_Source excerpt_:
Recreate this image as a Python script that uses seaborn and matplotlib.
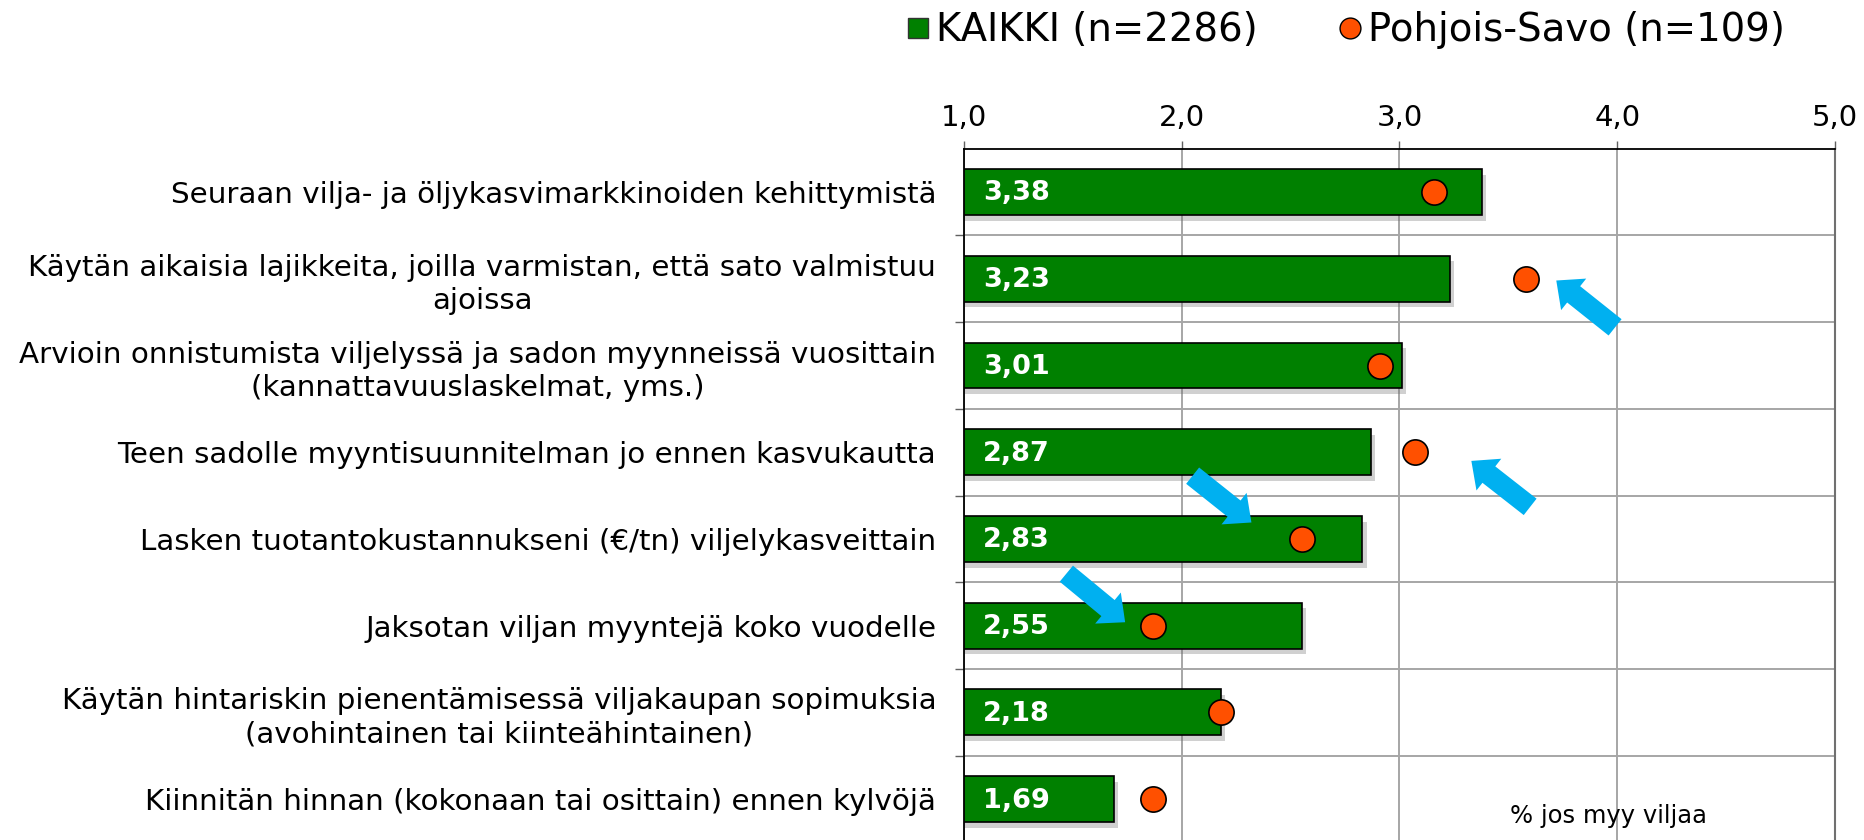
import matplotlib
matplotlib.use("Agg")
import matplotlib.pyplot as plt
import matplotlib.patheffects as pe
from matplotlib.lines import Line2D
from matplotlib.ticker import FuncFormatter, FixedLocator
import seaborn as sns
import pandas as pd

# ---------------- data ----------------
categories = [
    "Seuraan vilja- ja öljykasvimarkkinoiden kehittymistä",
    "Käytän aikaisia lajikkeita, joilla varmistan, että sato valmistuu\najoissa",
    "Arvioin onnistumista viljelyssä ja sadon myynneissä vuosittain\n(kannattavuuslaskelmat, yms.)",
    "Teen sadolle myyntisuunnitelman jo ennen kasvukautta",
    "Lasken tuotantokustannukseni (€/tn) viljelykasveittain",
    "Jaksotan viljan myyntejä koko vuodelle",
    "Käytän hintariskin pienentämisessä viljakaupan sopimuksia\n(avohintainen tai kiinteähintainen)",
    "Kiinnitän hinnan (kokonaan tai osittain) ennen kylvöjä",
]
kaikki = [3.38, 3.23, 3.01, 2.87, 2.83, 2.55, 2.18, 1.69]
pohjois_savo = [3.16, 3.58, 2.91, 3.07, 2.55, 1.87, 2.18, 1.87]
series_labels = ["KAIKKI (n=2286)", "Pohjois-Savo (n=109)"]
x_ticks = [1, 2, 3, 4, 5]
note_text = "% jos myy viljaa"
# highlight arrows: (tip_x, tip_y, tail_x, tail_y) in data units
arrows = [
    (3.72, 1.02, 3.99, 1.56),
    (3.33, 3.10, 3.60, 3.63),
    (2.32, 3.81, 2.05, 3.27),
    (1.74, 4.96, 1.47, 4.40),
]

GREEN = "#008000"
ORANGE = "#FF5000"
CYAN = "#00B0F0"

plt.rcParams["font.family"] = ["DejaVu Sans"]

df = pd.DataFrame({"label": categories, "kaikki": kaikki, "savo": pohjois_savo})

fig = plt.figure(figsize=(18.65, 8.4), dpi=100)
ax = fig.add_axes([964 / 1865, -0.003, (1835 - 964) / 1865, 0.826])

sns.barplot(data=df, y="label", x="kaikki", orient="h", color=GREEN,
            edgecolor="black", linewidth=1.2, width=0.53, saturation=1,
            ax=ax, zorder=2)
for p in ax.patches:
    p.set_path_effects([pe.SimplePatchShadow(offset=(3, -4), shadow_rgbFace="#666666", alpha=0.3),
                        pe.Normal()])

sns.scatterplot(data=df, x="savo", y="label", s=330, color=ORANGE,
                edgecolor="black", linewidth=1.2, zorder=4, ax=ax, legend=False)

# value labels in bars
for i, v in enumerate(kaikki):
    ax.annotate(f"{v:.2f}".replace(".", ","), xy=(1, i), xytext=(13.5, -1),
                textcoords="offset points", ha="left", va="center",
                color="white", fontsize=19.5, fontweight="bold", zorder=5)

# arrows
for tx, ty, sx, sy in arrows:
    ax.annotate("", xy=(tx, ty), xytext=(sx, sy),
                arrowprops=dict(arrowstyle="simple,head_length=1.6,head_width=2.9,tail_width=1.5",
                                mutation_scale=10, color=CYAN, lw=0,
                                shrinkA=0, shrinkB=0), zorder=6)

ax.set_xlim(1, 5)
ax.set_ylim(len(categories) - 0.5, -0.5)
ax.set_xlabel("")
ax.set_ylabel("")

ax.xaxis.tick_top()
ax.set_xticks(x_ticks)
ax.xaxis.set_major_formatter(FuncFormatter(lambda v, p: f"{v:.1f}".replace(".", ",")))
ax.tick_params(axis="x", which="major", direction="out", length=6, width=1,
               color="#606060", labelsize=21, pad=6)

ax.yaxis.set_minor_locator(FixedLocator([i + 0.5 for i in range(len(categories) - 1)]))
ax.tick_params(axis="y", which="major", length=0, labelsize=21.2, pad=20)
ax.tick_params(axis="y", which="minor", direction="out", length=6.5, width=1, color="#606060")
for t in ax.get_yticklabels():
    t.set_multialignment("center")
    t.set_linespacing(1.25)

ax.grid(axis="x", which="major", color="#a6a6a6", linewidth=1.4, zorder=0)
ax.grid(axis="y", which="minor", color="#a6a6a6", linewidth=1.4, zorder=0)
ax.grid(axis="y", which="major", visible=False)
ax.set_axisbelow(True)

for s in ["top", "left"]:
    ax.spines[s].set_color("black")
    ax.spines[s].set_linewidth(1.3)
ax.spines["right"].set_color("#707070")
ax.spines["right"].set_linewidth(1.5)
ax.spines["bottom"].set_visible(False)

ax.text(1510 / 1865, 1 - 816 / 840, note_text, transform=fig.transFigure,
        fontsize=17.5, ha="left", va="center")

handles = [
    Line2D([], [], marker="s", linestyle="none", markersize=14, markerfacecolor=GREEN,
           markeredgecolor="#333333", markeredgewidth=1),
    Line2D([], [], marker="o", linestyle="none", markersize=15, markerfacecolor=ORANGE,
           markeredgecolor="black", markeredgewidth=1),
]
fig.legend(handles, series_labels, loc="center", bbox_to_anchor=(0.7205, 0.964),
           ncol=2, frameon=False, fontsize=27.8, handletextpad=0.05,
           columnspacing=2.0, handlelength=0.8, borderaxespad=0)

fig.savefig("out.png", dpi=100)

_Task_: Repeat, with no pictures, each line from the beginning of the data through the line containing "import pandas as pd", inclusive.

_Result of this exercise_:
Recreate this image as a Python script that uses seaborn and matplotlib.
import matplotlib
matplotlib.use("Agg")
import matplotlib.pyplot as plt
import matplotlib.patheffects as pe
from matplotlib.lines import Line2D
from matplotlib.ticker import FuncFormatter, FixedLocator
import seaborn as sns
import pandas as pd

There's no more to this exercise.